The Committee also sees a lawful access regime playing an important role in negotiations of mutual legal assistance treaties, like the one under way pursuant to the US CLOUD Act or the 2nd Additional Protocol to the Budapest Convention on Cybercrime to which we are a signatory. Having a regime in place, the report argues, will help secure an agreement with the US allowing cross-border data access (from Google, Meta, Shaw) without requiring a court order in the target country.

Now, of course, countries might agree to this in a treaty, but to ratify the treaty in domestic legislation, search powers would have to be Charter-compliant.

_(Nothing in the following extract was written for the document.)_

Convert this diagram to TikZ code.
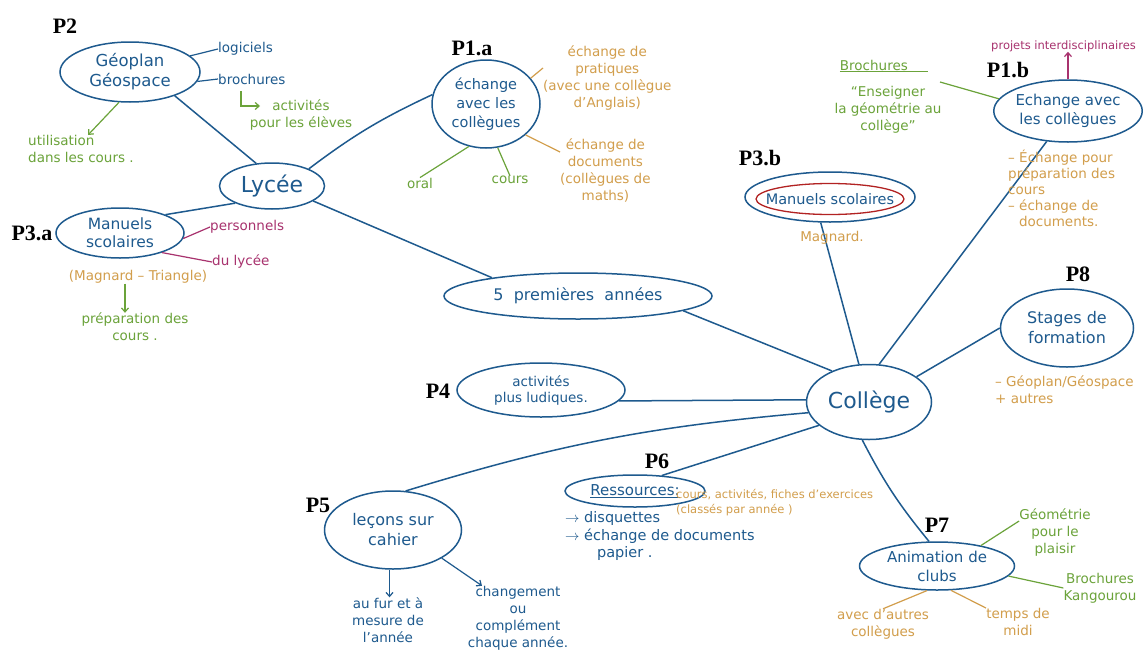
\documentclass[tikz,border=0pt]{standalone}
\usepackage{fontspec}
\setmainfont{DejaVu Sans}
\newfontfamily\lblfont{Liberation Serif}
\usetikzlibrary{shapes.geometric,arrows.meta}
\definecolor{ink}{HTML}{1E5A8E}
\definecolor{grn}{HTML}{6BA33A}
\definecolor{org}{HTML}{D29E4C}
\definecolor{mag}{HTML}{A8326E}
\definecolor{rd}{HTML}{B22222}
\begin{document}
\begin{tikzpicture}[x=1pt,y=-1pt,
  bub/.style={draw=ink, line width=1.5pt, ellipse, inner sep=0pt, text=ink, align=center, font=\fontsize{15}{19}\selectfont},
  con/.style={draw=ink, line width=1.5pt},
  gl/.style={draw=grn, line width=1.2pt},
  ol/.style={draw=org, line width=1.2pt},
  ml/.style={draw=mag, line width=1.2pt},
  bl/.style={draw=ink, line width=1.2pt},
  plab/.style={font=\lblfont\bfseries\fontsize{22}{24}\selectfont, text=black, inner sep=0pt},
  tx/.style={align=center, inner sep=0pt, font=\fontsize{13.5}{17}\selectfont},
  btx/.style={tx, text=ink},
  gtx/.style={tx, text=grn},
  otx/.style={tx, text=org},
  mtx/.style={tx, text=mag},
  arr/.style={-{Straight Barb[length=4pt,width=7pt]}}
]
\useasboundingbox[fill=white] (0,0) rectangle (1143,656);

% ---------- main bubbles ----------
\node[bub, minimum width=140pt, minimum height=60pt, font=\fontsize{16.5}{20}\selectfont] (geo) at (130,72) {Géoplan\\Géospace};
\node[bub, minimum width=105pt, minimum height=46pt, font=\fontsize{22}{24}\selectfont] (lyc) at (272,186) {Lycée};
\node[bub, minimum width=128pt, minimum height=50pt, font=\fontsize{15.5}{18}\selectfont] (man) at (120,233) {Manuels\\scolaires};
\node[bub, minimum width=108pt, minimum height=88pt, font=\fontsize{14.5}{19}\selectfont] (p1a) at (486,104) {échange\\avec les\\collègues};
\node[bub, minimum width=268pt, minimum height=46pt, font=\fontsize{16}{19}\selectfont] (cinq) at (578,296) {5 \ premières \ années};
\node[bub, minimum width=168pt, minimum height=54pt, font=\fontsize{13.5}{16}\selectfont] (ludi) at (541,390) {activités\\plus ludiques.};
\node[bub, minimum width=170pt, minimum height=50pt] (p3b) at (830,197) {};
\node[draw=rd, line width=1.3pt, ellipse, minimum width=148pt, minimum height=31pt, inner sep=0pt] (p3bin) at (830,199) {};
\node[text=ink, inner sep=0pt, font=\fontsize{14.5}{17}\selectfont] (p3btxt) at (830,199) {Manuels scolaires};
\node[bub, minimum width=140pt, minimum height=62pt] (p1b) at (1068,111) {Echange avec\\les collègues};
\node[bub, minimum width=133pt, minimum height=78pt, font=\fontsize{16}{20}\selectfont] (p8) at (1067,328) {Stages de\\formation};
\node[bub, minimum width=125pt, minimum height=75pt, font=\fontsize{22}{24}\selectfont] (col) at (869,402) {Collège};
\node[bub, minimum width=137pt, minimum height=78pt, font=\fontsize{16}{20}\selectfont] (p5) at (393,530) {leçons sur\\cahier};
\node[bub, minimum width=140pt, minimum height=32pt] (p6) at (635,491) {\underline{Ressources:}};
\node[bub, minimum width=155pt, minimum height=48pt] (p7) at (937,566) {Animation de\\clubs};

% ---------- P labels ----------
\node[plab] (lp2) at (65,26) {P2};
\node[plab] (lp1a) at (472,48) {P1.a};
\node[plab] (lp3a) at (32,233) {P3.a};
\node[plab] (lp3b) at (760,158) {P3.b};
\node[plab] (lp1b) at (1008,70) {P1.b};
\node[plab] (lp8) at (1078,274) {P8};
\node[plab] (lp4) at (438,391) {P4};
\node[plab] (lp5) at (318,505) {P5};
\node[plab] (lp6) at (657,461) {P6};
\node[plab] (lp7) at (937,525) {P7};

% ---------- main connectors ----------
\draw[con] (geo.-28) -- (lyc.125);
\draw[con] (lyc.25) to[bend left=6] (p1a.170);
\draw[con] (lyc.205) -- (man.22);
\draw[con] (lyc.-20) -- (cinq.168);
\draw[con] (cinq.-8) -- (col.140);
\draw[con] (p3b.-110) -- (col.105);
\draw[con] (p1b.-125) -- (col.75);
\draw[con] (p8.180) -- (col.28);
\draw[con] (ludi.-8) -- (col.178);
\draw[con] (p5.72) to[bend left=6] (col.190);
\draw[con] (p6.30) -- (col.205);
\draw[con] (col.-100) to[bend right=6] (p7.108);

% ---------- Géoplan / Géospace ----------
\node[btx, anchor=west] (logi) at (218,49) {logiciels};
\node[btx, anchor=west] (broc) at (218,79) {brochures};
\draw[bl] (geo.15) -- (logi.west);
\draw[bl] (geo.-8) -- (broc.west);
\node[gtx] (actv) at (301,115) {activités\\pour les élèves};
\coordinate (hk0) at (241,91);
\coordinate (hk) at (260,106);
\draw[grn, line width=1.2pt, arr] (hk0) |- (hk);
\node[gtx, align=left, anchor=north west] (util) at (28,135) {utilisation\\dans les cours .};
\draw[grn, line width=1.2pt, arr] (geo.-110) -- (util.north -| 88,128);

% ---------- Manuels scolaires (lycée) ----------
\node[mtx, anchor=west] (pers) at (210,227) {personnels};
\node[mtx, anchor=west] (dulyc) at (212,262) {du lycée};
\draw[ml] (man.-5) -- (pers.west);
\draw[ml] (man.-25) -- (dulyc.west);
\node[otx] (magtri) at (138,277) {(Magnard – Triangle)};
\node[gtx] (prep) at (135,327) {préparation des\\cours .};
\draw[grn, line width=1.2pt, arr] (magtri.south -| 125,0) -- (prep.north -| 125,0);

% ---------- P1.a ----------
\node[otx, anchor=north west] (prat) at (543,46) {échange de\\pratiques\\(avec une collègue\\d'Anglais)};
\node[otx, anchor=north west] (docs) at (560,138) {échange de\\documents\\(collègues de\\maths)};
\draw[ol] (p1a.30) -- (prat.north west |- 0,68);
\draw[ol] (p1a.-38) -- (docs.north west |- 0,152);
\node[gtx] (oral) at (420,183) {oral};
\node[gtx] (cours) at (510,180) {cours};
\draw[gl] (p1a.-112) -- (oral.north);
\draw[gl] (p1a.-75) -- (cours.north);

% ---------- P3.b ----------
\node[otx] (magn) at (832,238) {Magnard.};

% ---------- P1.b ----------
\node[gtx] (broch) at (884,66) {\underline{Brochures\hspace*{1.5em}}};
\node[gtx] (ens) at (888,110) {“Enseigner\\la géométrie au\\collège”};
\draw[gl] (940,82) -- (p1b.170);
\node[mtx, anchor=west, font=\fontsize{11.5}{14}\selectfont] (proj) at (991,46) {projets interdisciplinaires};
\draw[mag, line width=1.2pt, arr] (p1b.90) -- (proj.south -| p1b.90);
\node[otx, align=left, anchor=north west, font=\fontsize{13.5}{16}\selectfont] (echp) at (1008,150) {– Échange pour\\préparation des\\cours\\– échange de\\\hspace*{0.8em}documents.};

% ---------- P8 ----------
\node[otx, align=left, anchor=north west] (geop) at (995,375) {– Géoplan/Géospace\\+ autres};

% ---------- P5 ----------
\node[btx] (fur) at (388,620) {au fur et à\\mesure de\\l'année};
\node[btx] (chg) at (518,618) {changement\\ou\\complément\\chaque année.};
\draw[ink, line width=1.2pt, arr] (p5.-95) -- (fur.north -| p5.-95);
\draw[ink, line width=1.2pt, arr] (p5.-30) -- (chg.north -| 482,0);

% ---------- P6 ----------
\node[btx, anchor=north west, font=\fontsize{14.5}{17}\selectfont] (disq) at (565,511) {$\rightarrow$ disquettes};
\node[btx, align=left, anchor=north west, font=\fontsize{14.5}{17}\selectfont] (echd) at (565,529) {$\rightarrow$ échange de documents\\\hspace*{2.2em}papier .};
\node[otx, align=left, anchor=north west, font=\fontsize{11.5}{15}\selectfont] (cact) at (676,489) {cours, activités, fiches d'exercices\\(classés par année )};

% ---------- P7 ----------
\node[gtx] (geopl) at (1055,532) {Géométrie\\pour le\\plaisir};
\node[gtx] (kang) at (1100,588) {Brochures\\Kangourou};
\draw[gl] (p7.25) -- (geopl.west |- 0,521);
\draw[gl] (p7.-8) -- (kang.west);
\node[otx] (autres) at (883,624) {avec d'autres\\collègues};
\node[otx] (midi) at (1018,622) {temps de\\midi};
\draw[ol] (p7.-112) -- (autres.north);
\draw[ol] (p7.-60) -- (midi.north west);
\end{tikzpicture}
\end{document}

But it’s easy to imagine some searches taking place beyond the ambit of the Charter.

I’m not alone in positing a scenario where US police obtain data from a provider in Canada without going through Canada’s courts, and then seek the extradition of a Canadian to stand trial in the US. In this case, the person might argue a Charter breach when fighting extradition.

But this kind of impact of lawful access on data sharing agreements doesn’t feature in the report. The Committee touts lawful access without fully canvassing the ways that mutual assistance can compound the consequences of an unlawful search.

Some silver lining

But there are a few bright spots. The report affirms the merits of strong encryption and confirms that neither law enforcement nor government seek a power to compel back doors.

It also recommends that a lawful access bill should define the intercept capabilities the government can impose on service providers and specify mandatory technical standards to be adopted.

Put another way, the report envisions a more constrained set of powers around interception capabilities than the ones found in Bill C-2.

Interestingly, there’s little in the report endorsing the sweeping secrecy provisions in C-2 that would conceal “technical modification” orders and their oversight.

If the report was meant to justify C-2, the drafters of the bill seem to have gone well off script.